- Economists expect 440,000 jobs were added in November, compared to 638,000 in October, according to Dow Jones.
- The payrolls report is expected to reflect the impact of shutdowns by state and local governments, as the virus spread at a record pace this fall.
- The report could be the last one to show significant job gains over the next couple of months, as virus shutdowns impact activity and economic growth.
Job gains in November are expected to be weaker than in October, reflecting the impact of virus-related shutdowns by states and local governments due to the record spread of Covid-19.
Economists expect a consensus of 440,000 nonfarm payrolls were added in November, and the unemployment rate fell to 6.7% from 6.9%, according to Dow Jones. The total number of payrolls is likely to again be impacted by a sizeable drop in government jobs, due to layoffs of census workers by the federal government and cost cutting at the state and local level.
November could also be the last month to show significant job gains, until mid or late first quarter, when a large number of Americans should be vaccinated. Pfizer expects to begin providing its vaccine later this month, once it receives FDA approval, and Moderna is expected to receive approval soon after.
The employment report is released at 8:30 a.m. ET Friday.
In October, there were 638,000 jobs added, but government payrolls lost more than 260,000 positions. There are a wide range of forecasts for November with Bank of America expecting just a total 150,000 payrolls and others as high as 700,000.
"What we don't know is when restrictions started to bite," said Michael Gapen, chief U.S. economist at Bank of America. Many states have had travel advisories in place, urging visitors to quarantine, and some have added restrictions to both indoor and outdoor activities, to limit the spread. Los Angeles this week, for instance, issued new stay at home rules, and California could announce further state-wide restrictions.
"They started to go in around the middle of the month," said Gapen of the latest round of restrictions. He noted the government's mid-month survey week for the jobs report could have been impacted by the shutdowns. Gapen expects 550,000 payrolls were added in total, when including the loss of 100,000 census workers and 50,000 others from state and local governments.

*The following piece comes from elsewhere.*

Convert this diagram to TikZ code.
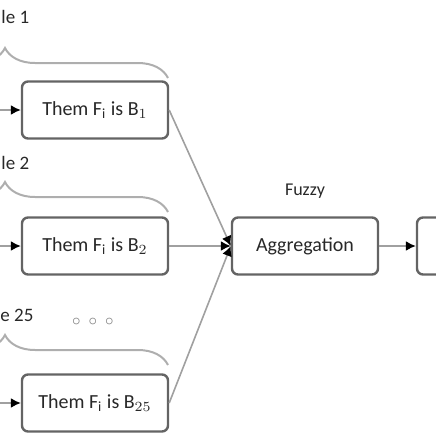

"We think risks to our forecast are to the downside," he said. He expects goods production and construction to seen hiring gains, but analysts do not expect the normal surge in seasonal jobs in retail and hospitality this year.
"Fortunately, people are still spending. They're just doing more of it online," said David Berson, Nationwide chief economist. "There's a lot of non-internet firms that do online stuff. They've had to hire people and that will help take some of the sting away from what we think will be a pretty big drop next month in retail trade."
Berson said the negative impact of the lack of hiring for the holidays is likely to show up in December's report, which usually reflects seasonal hiring. Between that and the virus-related shutdowns, there could be job losses.
"December is the month in which we think it's most likely the employment number could be negative, but it's still temporary," Berson said.
Gapen expects the weakness to continue past December. "We suspect that December and January are pretty weak months," he said.
"Our growth forecast for the first quarter is zero," said Gapen. "There's short term pain in front of us. We don't think it will extend much past the first quarter if all the news on the timelines for the vaccine are correct. By the end of the first quarter, things will be looking much better."
Bank of America economists expect 150,000 payrolls were added in November, and they also caution the unemployment rate could rise, not fall, as the market expects.
"Additionally, the rise in covid-19 cases could pull employed workers out of the labor force temporarily, putting upward pressure on the unemployment rate. If realized, this would be the first month since the height of the pandemic where the unemployment rate did not decline," they wrote. "That said, the stall out should prove temporary as we expect that unemployment rate to reach 5.1% by year end 2021 on the back of solid 4.5% growth."
Jefferies economists also expect the unemployment rate could rise in November. "Frankly, it is hard to envision a particularly strong report coming out on Friday," they wrote. They forecast 340,000 payrolls were added in November.